■ **Aim of the task**: Both the line containing "Give me the matplotlib source for this chart." and the line containing "from matplotlib.ticker import FuncFormatter" belong in the copy, as do all lines between them, copied exactly; pictures do not.

■ **Material provided**:
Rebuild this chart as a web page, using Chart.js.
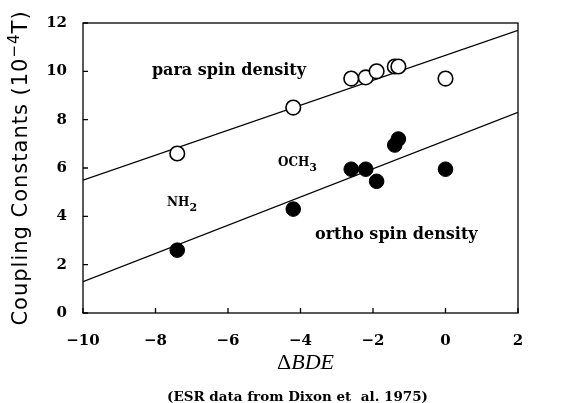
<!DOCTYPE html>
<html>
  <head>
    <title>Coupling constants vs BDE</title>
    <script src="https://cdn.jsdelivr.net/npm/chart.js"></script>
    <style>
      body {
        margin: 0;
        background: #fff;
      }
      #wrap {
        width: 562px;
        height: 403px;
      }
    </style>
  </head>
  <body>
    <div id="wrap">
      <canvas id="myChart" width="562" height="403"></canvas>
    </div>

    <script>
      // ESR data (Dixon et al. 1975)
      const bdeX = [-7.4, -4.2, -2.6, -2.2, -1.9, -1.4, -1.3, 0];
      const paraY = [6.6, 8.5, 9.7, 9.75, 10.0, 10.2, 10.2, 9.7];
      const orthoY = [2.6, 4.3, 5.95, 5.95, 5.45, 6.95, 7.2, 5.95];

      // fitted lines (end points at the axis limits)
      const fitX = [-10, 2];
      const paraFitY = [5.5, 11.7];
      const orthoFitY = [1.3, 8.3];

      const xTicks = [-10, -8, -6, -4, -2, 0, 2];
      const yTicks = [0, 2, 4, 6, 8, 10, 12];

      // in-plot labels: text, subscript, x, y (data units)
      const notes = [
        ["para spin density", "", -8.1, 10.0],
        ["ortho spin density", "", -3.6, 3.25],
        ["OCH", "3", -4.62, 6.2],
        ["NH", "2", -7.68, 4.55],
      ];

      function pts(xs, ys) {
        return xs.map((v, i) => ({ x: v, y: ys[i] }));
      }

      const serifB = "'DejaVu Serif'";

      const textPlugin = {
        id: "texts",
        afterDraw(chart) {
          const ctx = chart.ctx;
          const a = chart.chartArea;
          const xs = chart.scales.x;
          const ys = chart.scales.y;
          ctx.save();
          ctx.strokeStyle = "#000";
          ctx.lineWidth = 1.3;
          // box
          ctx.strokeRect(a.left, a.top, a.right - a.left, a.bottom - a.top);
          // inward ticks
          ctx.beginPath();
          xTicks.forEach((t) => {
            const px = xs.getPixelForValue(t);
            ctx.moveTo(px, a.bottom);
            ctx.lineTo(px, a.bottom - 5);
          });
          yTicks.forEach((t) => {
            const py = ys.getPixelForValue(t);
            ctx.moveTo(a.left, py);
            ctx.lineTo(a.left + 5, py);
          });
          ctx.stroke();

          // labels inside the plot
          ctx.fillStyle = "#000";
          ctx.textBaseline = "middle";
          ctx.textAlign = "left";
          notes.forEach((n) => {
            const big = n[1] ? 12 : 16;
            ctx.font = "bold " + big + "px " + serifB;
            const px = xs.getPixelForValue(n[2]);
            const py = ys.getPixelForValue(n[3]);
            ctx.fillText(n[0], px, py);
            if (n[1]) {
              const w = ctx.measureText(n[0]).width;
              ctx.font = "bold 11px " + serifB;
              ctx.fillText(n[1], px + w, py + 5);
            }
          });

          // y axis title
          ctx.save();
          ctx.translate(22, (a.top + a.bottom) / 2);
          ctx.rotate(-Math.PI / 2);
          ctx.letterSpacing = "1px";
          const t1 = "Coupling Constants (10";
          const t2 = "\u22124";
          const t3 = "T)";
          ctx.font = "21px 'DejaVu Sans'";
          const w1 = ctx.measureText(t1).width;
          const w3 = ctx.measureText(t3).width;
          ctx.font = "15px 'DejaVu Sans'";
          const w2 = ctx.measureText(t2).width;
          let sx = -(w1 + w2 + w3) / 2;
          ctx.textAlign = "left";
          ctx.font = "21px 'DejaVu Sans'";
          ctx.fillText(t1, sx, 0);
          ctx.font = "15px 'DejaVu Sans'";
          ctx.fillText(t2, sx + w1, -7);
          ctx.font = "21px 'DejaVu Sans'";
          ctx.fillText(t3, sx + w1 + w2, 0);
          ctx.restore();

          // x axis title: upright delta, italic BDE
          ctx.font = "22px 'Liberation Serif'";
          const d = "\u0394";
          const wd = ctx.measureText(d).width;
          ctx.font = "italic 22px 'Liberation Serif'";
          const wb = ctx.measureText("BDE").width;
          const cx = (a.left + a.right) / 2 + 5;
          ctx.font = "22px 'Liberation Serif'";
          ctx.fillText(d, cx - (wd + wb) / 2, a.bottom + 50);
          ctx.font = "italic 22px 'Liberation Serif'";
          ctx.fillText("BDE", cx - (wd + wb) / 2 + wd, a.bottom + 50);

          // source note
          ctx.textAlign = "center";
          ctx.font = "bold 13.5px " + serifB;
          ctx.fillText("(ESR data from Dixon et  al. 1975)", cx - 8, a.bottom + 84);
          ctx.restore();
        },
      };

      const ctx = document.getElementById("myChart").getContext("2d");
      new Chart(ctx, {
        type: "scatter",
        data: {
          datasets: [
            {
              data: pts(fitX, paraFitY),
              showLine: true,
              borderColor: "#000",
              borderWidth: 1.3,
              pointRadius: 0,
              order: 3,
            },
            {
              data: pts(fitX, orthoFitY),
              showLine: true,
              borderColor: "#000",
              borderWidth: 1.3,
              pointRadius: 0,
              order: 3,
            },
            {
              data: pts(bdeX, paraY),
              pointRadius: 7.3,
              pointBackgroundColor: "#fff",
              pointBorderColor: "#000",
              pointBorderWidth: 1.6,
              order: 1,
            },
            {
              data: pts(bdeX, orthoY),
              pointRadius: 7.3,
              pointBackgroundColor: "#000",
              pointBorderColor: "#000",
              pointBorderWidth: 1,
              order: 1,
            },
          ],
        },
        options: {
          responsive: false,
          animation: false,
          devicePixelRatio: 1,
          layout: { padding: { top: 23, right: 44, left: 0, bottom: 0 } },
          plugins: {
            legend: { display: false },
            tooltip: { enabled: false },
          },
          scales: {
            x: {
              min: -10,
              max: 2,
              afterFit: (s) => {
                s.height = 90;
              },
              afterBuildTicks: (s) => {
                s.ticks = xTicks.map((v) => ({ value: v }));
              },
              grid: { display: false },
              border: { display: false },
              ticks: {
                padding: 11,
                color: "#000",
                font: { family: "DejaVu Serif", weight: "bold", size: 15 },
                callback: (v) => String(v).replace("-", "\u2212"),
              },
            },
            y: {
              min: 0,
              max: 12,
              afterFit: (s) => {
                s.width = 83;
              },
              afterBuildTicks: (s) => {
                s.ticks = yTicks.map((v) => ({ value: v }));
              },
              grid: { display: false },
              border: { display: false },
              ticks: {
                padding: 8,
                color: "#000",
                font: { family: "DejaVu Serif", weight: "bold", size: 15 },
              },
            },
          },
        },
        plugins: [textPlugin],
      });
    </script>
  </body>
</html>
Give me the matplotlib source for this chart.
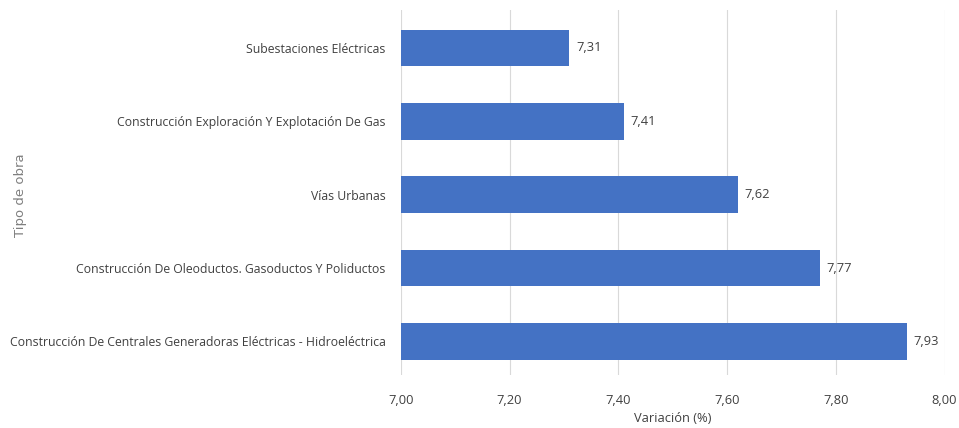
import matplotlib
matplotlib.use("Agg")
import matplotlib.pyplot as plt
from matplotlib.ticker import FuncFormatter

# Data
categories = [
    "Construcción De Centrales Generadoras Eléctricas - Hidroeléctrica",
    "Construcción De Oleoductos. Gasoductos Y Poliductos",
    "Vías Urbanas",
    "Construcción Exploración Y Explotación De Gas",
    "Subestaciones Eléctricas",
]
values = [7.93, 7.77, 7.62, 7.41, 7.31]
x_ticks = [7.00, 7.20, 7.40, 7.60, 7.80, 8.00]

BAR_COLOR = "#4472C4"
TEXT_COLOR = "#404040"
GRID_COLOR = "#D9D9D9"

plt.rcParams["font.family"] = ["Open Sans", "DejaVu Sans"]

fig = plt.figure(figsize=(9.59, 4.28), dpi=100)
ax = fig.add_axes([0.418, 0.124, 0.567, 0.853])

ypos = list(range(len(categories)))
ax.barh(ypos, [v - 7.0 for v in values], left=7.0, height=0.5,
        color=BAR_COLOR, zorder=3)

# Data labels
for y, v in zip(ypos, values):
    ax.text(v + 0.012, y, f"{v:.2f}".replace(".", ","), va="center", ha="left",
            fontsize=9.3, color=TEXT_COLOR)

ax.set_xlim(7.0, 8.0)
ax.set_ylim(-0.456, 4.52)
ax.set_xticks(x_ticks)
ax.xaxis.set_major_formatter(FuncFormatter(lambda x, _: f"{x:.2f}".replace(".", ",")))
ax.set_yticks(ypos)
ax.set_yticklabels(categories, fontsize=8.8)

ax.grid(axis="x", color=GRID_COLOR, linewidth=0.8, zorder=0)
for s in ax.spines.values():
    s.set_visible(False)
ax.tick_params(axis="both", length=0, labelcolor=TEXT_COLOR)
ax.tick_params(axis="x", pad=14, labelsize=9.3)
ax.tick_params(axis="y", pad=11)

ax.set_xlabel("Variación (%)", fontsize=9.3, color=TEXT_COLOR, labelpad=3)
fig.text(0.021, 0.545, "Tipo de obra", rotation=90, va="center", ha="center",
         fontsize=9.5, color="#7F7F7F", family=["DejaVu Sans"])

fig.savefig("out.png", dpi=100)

■ **Task result**:
Give me the matplotlib source for this chart.
import matplotlib
matplotlib.use("Agg")
import matplotlib.pyplot as plt
from matplotlib.ticker import FuncFormatter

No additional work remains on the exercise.